(A block of data)
* start *

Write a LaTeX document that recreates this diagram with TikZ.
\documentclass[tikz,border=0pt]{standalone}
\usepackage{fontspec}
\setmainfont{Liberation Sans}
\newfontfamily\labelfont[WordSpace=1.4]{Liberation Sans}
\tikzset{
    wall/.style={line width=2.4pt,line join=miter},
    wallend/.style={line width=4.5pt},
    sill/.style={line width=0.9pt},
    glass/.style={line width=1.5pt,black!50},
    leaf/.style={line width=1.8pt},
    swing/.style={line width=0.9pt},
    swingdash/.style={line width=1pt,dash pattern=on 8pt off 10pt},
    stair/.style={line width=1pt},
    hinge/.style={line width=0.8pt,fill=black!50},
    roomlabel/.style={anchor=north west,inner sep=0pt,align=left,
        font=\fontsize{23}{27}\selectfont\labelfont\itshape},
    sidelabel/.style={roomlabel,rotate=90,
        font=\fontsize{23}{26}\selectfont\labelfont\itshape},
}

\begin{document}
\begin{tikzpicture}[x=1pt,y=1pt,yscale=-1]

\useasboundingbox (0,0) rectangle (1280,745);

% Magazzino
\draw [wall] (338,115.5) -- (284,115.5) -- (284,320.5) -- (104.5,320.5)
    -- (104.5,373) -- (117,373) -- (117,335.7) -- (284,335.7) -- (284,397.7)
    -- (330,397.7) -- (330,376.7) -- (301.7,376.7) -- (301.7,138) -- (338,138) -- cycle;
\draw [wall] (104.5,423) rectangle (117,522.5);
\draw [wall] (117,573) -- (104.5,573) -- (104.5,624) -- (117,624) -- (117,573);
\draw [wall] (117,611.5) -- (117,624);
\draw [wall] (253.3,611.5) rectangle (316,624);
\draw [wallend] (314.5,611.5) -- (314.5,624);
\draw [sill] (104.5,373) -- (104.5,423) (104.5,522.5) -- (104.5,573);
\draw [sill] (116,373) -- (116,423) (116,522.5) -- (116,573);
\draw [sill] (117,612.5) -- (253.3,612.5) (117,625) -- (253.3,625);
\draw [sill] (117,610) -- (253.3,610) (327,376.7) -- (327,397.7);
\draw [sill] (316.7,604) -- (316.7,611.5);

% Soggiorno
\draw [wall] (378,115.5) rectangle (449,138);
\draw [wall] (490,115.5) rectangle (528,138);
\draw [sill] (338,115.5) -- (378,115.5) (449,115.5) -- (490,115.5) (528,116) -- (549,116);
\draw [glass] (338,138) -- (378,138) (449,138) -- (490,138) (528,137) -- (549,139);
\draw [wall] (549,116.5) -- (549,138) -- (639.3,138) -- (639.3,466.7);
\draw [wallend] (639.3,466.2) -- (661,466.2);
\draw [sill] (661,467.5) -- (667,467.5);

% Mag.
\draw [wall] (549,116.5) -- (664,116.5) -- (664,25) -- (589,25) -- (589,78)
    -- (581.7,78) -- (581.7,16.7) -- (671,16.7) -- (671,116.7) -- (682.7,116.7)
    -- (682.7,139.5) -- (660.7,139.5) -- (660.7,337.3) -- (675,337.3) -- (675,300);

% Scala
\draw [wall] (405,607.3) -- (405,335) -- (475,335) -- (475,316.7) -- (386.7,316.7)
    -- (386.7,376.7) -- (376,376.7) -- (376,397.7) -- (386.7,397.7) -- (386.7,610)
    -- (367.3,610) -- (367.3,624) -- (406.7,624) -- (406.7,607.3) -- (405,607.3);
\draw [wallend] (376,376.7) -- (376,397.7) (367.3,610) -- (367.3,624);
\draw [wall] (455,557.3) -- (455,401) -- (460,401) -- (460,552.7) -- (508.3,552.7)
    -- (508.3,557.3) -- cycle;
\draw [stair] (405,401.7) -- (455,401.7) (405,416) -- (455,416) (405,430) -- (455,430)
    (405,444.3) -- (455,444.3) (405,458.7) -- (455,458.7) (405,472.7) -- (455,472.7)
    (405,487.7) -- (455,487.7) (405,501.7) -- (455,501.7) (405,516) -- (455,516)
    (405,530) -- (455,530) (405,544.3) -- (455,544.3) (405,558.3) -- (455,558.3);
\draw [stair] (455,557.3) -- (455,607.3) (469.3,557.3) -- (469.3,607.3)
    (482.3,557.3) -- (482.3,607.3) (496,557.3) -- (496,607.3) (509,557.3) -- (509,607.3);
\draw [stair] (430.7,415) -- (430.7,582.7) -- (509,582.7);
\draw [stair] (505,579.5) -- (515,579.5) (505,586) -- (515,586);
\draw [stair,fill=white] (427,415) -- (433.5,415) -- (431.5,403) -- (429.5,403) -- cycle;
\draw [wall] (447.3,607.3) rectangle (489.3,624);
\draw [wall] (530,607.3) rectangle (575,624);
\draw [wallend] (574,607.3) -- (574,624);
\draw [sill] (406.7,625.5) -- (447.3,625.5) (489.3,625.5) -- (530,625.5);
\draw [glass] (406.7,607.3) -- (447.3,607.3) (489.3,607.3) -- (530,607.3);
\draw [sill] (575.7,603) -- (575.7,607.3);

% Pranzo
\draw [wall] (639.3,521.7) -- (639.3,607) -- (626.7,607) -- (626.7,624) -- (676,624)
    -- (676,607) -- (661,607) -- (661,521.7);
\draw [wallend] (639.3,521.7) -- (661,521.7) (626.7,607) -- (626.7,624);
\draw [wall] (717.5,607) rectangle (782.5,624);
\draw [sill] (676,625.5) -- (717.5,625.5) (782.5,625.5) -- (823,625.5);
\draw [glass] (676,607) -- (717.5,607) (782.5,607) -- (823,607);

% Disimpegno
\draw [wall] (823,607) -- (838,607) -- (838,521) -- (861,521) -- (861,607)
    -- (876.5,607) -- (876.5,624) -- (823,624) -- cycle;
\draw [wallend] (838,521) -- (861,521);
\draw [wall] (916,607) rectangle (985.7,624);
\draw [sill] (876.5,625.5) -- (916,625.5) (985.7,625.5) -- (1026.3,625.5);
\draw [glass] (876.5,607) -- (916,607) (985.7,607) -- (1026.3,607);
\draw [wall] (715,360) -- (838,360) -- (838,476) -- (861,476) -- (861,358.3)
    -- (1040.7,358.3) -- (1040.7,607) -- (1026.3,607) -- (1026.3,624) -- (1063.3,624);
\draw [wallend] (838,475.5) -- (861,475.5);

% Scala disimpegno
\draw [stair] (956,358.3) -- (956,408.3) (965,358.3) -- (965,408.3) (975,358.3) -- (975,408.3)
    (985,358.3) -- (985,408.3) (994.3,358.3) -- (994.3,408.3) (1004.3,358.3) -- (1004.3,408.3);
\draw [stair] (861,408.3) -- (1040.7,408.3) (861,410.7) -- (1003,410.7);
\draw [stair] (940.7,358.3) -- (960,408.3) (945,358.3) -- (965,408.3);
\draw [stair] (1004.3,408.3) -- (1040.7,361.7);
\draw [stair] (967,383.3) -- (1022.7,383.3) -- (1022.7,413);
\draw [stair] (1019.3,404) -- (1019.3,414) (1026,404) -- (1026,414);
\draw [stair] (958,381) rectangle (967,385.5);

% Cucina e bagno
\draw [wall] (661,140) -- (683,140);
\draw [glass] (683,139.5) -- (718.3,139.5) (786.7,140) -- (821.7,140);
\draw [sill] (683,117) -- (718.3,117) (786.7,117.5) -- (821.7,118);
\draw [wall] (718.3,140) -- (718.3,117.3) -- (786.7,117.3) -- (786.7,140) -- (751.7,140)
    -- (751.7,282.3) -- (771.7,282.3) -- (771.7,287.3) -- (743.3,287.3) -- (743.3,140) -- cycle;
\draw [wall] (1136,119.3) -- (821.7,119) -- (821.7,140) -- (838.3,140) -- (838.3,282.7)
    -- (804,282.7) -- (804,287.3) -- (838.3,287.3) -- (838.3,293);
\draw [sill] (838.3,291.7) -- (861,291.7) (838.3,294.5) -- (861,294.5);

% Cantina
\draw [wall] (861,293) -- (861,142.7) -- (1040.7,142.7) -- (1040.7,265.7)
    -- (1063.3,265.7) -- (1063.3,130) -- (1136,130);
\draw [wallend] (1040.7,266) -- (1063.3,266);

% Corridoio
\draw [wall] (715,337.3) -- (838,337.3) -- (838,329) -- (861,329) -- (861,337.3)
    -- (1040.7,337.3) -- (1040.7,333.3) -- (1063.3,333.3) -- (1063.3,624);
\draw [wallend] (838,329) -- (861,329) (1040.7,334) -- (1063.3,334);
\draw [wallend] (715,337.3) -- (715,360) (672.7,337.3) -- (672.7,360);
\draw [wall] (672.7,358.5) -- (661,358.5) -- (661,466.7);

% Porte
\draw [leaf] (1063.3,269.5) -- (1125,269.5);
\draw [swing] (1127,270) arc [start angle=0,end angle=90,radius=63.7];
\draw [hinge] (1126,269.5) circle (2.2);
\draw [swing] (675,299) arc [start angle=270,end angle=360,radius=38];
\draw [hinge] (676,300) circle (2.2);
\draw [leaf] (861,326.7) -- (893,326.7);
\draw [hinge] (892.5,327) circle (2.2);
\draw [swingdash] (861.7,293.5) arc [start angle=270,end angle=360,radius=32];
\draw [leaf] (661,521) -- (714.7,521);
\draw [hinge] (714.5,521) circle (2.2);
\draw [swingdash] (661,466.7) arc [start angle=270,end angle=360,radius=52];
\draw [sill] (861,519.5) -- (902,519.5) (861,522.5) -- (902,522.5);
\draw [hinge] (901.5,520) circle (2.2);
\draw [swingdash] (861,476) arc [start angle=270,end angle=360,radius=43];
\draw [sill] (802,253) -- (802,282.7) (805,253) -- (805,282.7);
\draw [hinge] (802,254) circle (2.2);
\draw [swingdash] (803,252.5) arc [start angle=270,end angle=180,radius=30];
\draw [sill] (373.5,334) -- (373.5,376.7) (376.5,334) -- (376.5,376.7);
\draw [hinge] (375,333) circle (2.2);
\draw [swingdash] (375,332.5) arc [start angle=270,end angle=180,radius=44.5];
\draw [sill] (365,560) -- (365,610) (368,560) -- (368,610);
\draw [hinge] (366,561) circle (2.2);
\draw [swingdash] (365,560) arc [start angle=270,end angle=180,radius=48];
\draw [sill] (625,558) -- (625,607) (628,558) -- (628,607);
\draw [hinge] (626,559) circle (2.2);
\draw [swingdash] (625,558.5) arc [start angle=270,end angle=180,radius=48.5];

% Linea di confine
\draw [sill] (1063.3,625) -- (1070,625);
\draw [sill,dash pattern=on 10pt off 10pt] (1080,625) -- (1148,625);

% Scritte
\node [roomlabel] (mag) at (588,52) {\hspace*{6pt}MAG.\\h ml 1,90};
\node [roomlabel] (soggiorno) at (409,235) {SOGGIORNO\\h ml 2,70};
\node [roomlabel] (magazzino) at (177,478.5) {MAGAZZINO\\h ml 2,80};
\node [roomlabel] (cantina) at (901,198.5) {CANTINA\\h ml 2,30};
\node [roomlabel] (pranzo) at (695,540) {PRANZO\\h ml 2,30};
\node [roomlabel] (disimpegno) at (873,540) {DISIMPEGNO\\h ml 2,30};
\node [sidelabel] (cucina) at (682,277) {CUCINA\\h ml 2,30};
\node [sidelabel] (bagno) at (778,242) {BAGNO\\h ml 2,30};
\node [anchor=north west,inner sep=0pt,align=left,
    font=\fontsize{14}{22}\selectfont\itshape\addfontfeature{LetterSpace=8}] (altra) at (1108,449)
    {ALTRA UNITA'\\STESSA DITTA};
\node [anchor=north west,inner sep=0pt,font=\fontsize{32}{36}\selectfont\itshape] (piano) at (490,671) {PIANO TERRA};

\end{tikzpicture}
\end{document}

* end *
* start *

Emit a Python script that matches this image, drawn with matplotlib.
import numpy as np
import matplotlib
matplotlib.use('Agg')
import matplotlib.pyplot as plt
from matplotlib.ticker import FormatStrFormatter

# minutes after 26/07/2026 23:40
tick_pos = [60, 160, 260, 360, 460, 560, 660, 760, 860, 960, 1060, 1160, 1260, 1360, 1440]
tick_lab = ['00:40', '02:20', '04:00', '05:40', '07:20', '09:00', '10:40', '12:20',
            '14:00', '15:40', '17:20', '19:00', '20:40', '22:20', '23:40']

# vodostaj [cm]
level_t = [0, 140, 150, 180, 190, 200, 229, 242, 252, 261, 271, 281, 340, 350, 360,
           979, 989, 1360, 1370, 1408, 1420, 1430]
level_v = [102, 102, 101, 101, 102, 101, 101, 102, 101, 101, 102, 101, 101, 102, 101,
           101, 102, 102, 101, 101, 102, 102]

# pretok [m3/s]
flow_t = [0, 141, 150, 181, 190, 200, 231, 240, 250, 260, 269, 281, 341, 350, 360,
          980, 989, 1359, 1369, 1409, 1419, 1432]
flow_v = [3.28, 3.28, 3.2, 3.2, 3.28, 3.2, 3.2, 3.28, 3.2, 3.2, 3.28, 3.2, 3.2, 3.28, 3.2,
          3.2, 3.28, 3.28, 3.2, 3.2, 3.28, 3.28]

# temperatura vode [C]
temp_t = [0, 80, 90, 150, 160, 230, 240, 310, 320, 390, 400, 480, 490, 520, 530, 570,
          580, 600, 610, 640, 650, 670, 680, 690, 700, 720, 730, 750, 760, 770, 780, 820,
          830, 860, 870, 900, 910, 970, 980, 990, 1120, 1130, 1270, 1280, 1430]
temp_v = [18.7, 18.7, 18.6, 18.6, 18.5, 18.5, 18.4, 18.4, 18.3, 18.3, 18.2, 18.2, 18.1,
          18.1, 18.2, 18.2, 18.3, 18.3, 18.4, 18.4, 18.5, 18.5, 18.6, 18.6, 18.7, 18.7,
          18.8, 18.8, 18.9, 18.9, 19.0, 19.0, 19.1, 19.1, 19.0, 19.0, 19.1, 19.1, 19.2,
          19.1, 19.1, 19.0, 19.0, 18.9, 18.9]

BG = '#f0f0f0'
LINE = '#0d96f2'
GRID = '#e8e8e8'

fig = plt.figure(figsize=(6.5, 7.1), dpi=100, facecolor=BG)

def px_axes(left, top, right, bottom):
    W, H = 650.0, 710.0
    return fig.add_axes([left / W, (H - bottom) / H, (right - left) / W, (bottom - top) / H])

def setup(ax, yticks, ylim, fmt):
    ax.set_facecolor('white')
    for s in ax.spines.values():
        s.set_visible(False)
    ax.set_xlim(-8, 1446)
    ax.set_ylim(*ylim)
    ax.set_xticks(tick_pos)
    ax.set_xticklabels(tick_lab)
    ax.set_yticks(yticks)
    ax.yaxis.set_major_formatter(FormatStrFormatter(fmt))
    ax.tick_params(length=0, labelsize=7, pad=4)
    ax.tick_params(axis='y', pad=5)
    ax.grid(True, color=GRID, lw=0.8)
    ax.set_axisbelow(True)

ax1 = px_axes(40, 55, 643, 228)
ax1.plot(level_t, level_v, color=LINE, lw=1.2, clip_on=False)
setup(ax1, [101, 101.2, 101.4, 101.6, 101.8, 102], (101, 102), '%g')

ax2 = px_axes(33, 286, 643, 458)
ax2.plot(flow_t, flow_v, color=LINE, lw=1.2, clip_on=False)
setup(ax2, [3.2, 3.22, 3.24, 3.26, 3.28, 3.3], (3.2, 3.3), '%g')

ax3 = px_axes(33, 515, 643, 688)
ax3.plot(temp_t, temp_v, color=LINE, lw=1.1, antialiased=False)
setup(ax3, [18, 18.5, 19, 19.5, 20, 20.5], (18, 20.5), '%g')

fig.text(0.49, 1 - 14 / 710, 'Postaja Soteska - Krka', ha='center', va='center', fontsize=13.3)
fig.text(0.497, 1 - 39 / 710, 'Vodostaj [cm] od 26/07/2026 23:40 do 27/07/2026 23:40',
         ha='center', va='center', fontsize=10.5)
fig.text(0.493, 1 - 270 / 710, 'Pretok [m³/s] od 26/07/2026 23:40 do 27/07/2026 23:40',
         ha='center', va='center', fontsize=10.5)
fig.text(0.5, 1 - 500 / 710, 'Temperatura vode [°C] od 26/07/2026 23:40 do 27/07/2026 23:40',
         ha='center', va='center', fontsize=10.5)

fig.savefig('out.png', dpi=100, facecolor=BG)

* end *

• _GIVEN TASK_:
Extract the lines of the preceding material that run from the line with "Write a LaTeX" through the line with "(316.7,604) -- (316.7,611.5);", inclusive, reproducing them exactly and adding nothing.

• _FINISHED EXERCISE_:
Write a LaTeX document that recreates this diagram with TikZ.
\documentclass[tikz,border=0pt]{standalone}
\usepackage{fontspec}
\setmainfont{Liberation Sans}
\newfontfamily\labelfont[WordSpace=1.4]{Liberation Sans}
\tikzset{
    wall/.style={line width=2.4pt,line join=miter},
    wallend/.style={line width=4.5pt},
    sill/.style={line width=0.9pt},
    glass/.style={line width=1.5pt,black!50},
    leaf/.style={line width=1.8pt},
    swing/.style={line width=0.9pt},
    swingdash/.style={line width=1pt,dash pattern=on 8pt off 10pt},
    stair/.style={line width=1pt},
    hinge/.style={line width=0.8pt,fill=black!50},
    roomlabel/.style={anchor=north west,inner sep=0pt,align=left,
        font=\fontsize{23}{27}\selectfont\labelfont\itshape},
    sidelabel/.style={roomlabel,rotate=90,
        font=\fontsize{23}{26}\selectfont\labelfont\itshape},
}

\begin{document}
\begin{tikzpicture}[x=1pt,y=1pt,yscale=-1]

\useasboundingbox (0,0) rectangle (1280,745);

% Magazzino
\draw [wall] (338,115.5) -- (284,115.5) -- (284,320.5) -- (104.5,320.5)
    -- (104.5,373) -- (117,373) -- (117,335.7) -- (284,335.7) -- (284,397.7)
    -- (330,397.7) -- (330,376.7) -- (301.7,376.7) -- (301.7,138) -- (338,138) -- cycle;
\draw [wall] (104.5,423) rectangle (117,522.5);
\draw [wall] (117,573) -- (104.5,573) -- (104.5,624) -- (117,624) -- (117,573);
\draw [wall] (117,611.5) -- (117,624);
\draw [wall] (253.3,611.5) rectangle (316,624);
\draw [wallend] (314.5,611.5) -- (314.5,624);
\draw [sill] (104.5,373) -- (104.5,423) (104.5,522.5) -- (104.5,573);
\draw [sill] (116,373) -- (116,423) (116,522.5) -- (116,573);
\draw [sill] (117,612.5) -- (253.3,612.5) (117,625) -- (253.3,625);
\draw [sill] (117,610) -- (253.3,610) (327,376.7) -- (327,397.7);
\draw [sill] (316.7,604) -- (316.7,611.5);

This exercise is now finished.